I'm almost ashamed to admit that among countless street crepes and the occasional bistro dinner, one of my happiest meals in Paris was at Chez McDo on the Champs-Élysées, where I ordered a cheeseburger and milkshake with the pocket change from buying a metro pass. It reminded me of home. All the good things. And the bathroom was clean, the Coke was cold, and "Jenny on the Block" was playing on the radio. Half of the customers were families with little kids; mostly happy and preoccupied, some pushing little toys around on the table, oblivious of the food in front of them.

(revised 3/2012)

If you're interested in further reading on my time in Paris, visit my other blog.


  1. Back in '92, when I arrived in Madrid at 6pm, starving, the only place open at that time of day was, you guessed it, Mickey Ds.
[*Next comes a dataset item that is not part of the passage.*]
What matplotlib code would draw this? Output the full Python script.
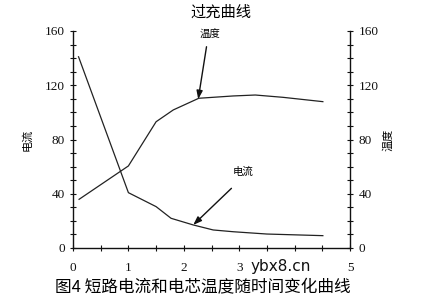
import matplotlib
matplotlib.use("Agg")
import matplotlib.pyplot as plt
import numpy as np

plt.rcParams['font.family'] = ['Liberation Serif', 'Noto Sans CJK SC', 'DejaVu Sans']

# Data (time in arbitrary units)
time_current = [0.10, 1.00, 1.50, 1.77, 2.17, 2.53, 2.89, 3.50, 4.51]
current = [141, 40.8, 30.5, 21.9, 17.0, 13.3, 12.0, 10.3, 9.1]
time_temp = [0.11, 1.00, 1.50, 1.81, 2.27, 2.89, 3.29, 3.79, 4.51]
temperature = [35.9, 60.5, 93.1, 101.8, 110.4, 112.1, 112.8, 111.1, 107.9]

x_ticks = [0, 1, 2, 3, 5]
y_ticks = [0, 40, 80, 120, 160]

title = "过充曲线"
caption = "图4 短路电流和电芯温度随时间变化曲线"
left_label = "电流"
right_label = "温度"

fig = plt.figure(figsize=(4.28, 2.97), dpi=100)
ax = fig.add_axes([73/428, 1-248/297, (350-73)/428, (248-31)/297])
ax2 = ax.twinx()

lc = '#222222'
ax.plot(time_current, current, color=lc, lw=0.9)
ax2.plot(time_temp, temperature, color=lc, lw=0.9)

for a in (ax, ax2):
    a.set_xlim(0, 5)
    a.set_ylim(0, 160)
    a.spines['top'].set_visible(False)
    for s in a.spines.values():
        s.set_linewidth(1.0)
        s.set_color('#111111')

ax.spines['right'].set_visible(False)
ax2.spines['left'].set_visible(False)
ax2.spines['bottom'].set_visible(False)

ax.set_xticks(x_ticks)
ax.set_xticklabels([str(v) for v in x_ticks])
ax.set_xticks(np.arange(0, 5.01, 0.5), minor=True)
ax.set_yticks(y_ticks)
ax.set_yticklabels([str(v) for v in y_ticks])
ax.set_yticks(np.arange(0, 161, 10), minor=True)
ax2.set_yticks(y_ticks)
ax2.set_yticklabels([str(v) for v in y_ticks])
ax2.set_yticks(np.arange(0, 161, 10), minor=True)

ax.tick_params(axis='both', which='both', direction='inout', length=4, width=0.8,
               labelsize=9.5, colors='#111111')
ax.tick_params(axis='x', which='major', pad=8)
ax.tick_params(axis='y', which='major', pad=4)
ax2.tick_params(axis='y', which='both', direction='inout', length=4, width=0.8,
                labelsize=9.5, colors='#111111', pad=4)

ax.set_ylabel(left_label, fontsize=8, family=['Noto Sans CJK SC'], labelpad=9)
ax2.set_ylabel(right_label, fontsize=8, family=['Noto Sans CJK SC'], labelpad=3)

arrowprops = dict(arrowstyle='-|>,head_length=0.5,head_width=0.18', color='#111111', lw=1.0,
                  shrinkA=0, shrinkB=0)
ax2.annotate('', xy=(2.26, 109.7), xytext=(2.41, 148.4), arrowprops=arrowprops)
ax2.text(2.47, 157, right_label, fontsize=7.5, family=['Noto Sans CJK SC'],
         ha='center', va='center')
ax.annotate('', xy=(2.17, 17), xytext=(2.86, 44), arrowprops=arrowprops)
ax.text(3.07, 56.3, left_label, fontsize=7.5, family=['Noto Sans CJK SC'],
        ha='center', va='center')

fig.text(221/428, 1-12/297, title, fontsize=11, family=['Noto Sans CJK SC'],
         ha='center', va='center')
fig.text(203/428, 1-288/297, caption, fontsize=12, family=['Noto Sans CJK SC'],
         ha='center', va='center')
fig.text(281/428, 1-267/297, "ybx8.cn", fontsize=11, family=['DejaVu Sans'],
         ha='center', va='center', color='#111111')

fig.savefig('out.png', dpi=100)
My older sis & I descended on it like dogs on a bone (^_~), thrilled we could also order wine w/ our Macs.

    One of the best burgers I've ever eaten, BTW.

    A necessary evil...perhaps. I didn't think so at the time.

    We of course ventured out into wonderful other restaurants throughout the city and other areas over the course of our week there. Indeed, the best chicken I've even eaten (to this day) we consumed just a block or two from there a few nights later at a Cafeteria'. Amazing.

  2. That ad is hilarious, and on that note, I'm glad that, although I do have children, we don't do the fast food thing because we are vegetarians. We used to go to BK because they had a mac'n'cheese kid's meal, but they discontinued that.

    I, too, went to McD's in Paris -- just because. I think I got the fries and a beer. I mean, sometimes something familiar is necessary when you're a 21 year old American college student! (which I was back then).

    thanks for the laugh.

  3. Anonymous4/19/2011

    This made me laugh out loud! Thanks for writing such fun, witty pieces.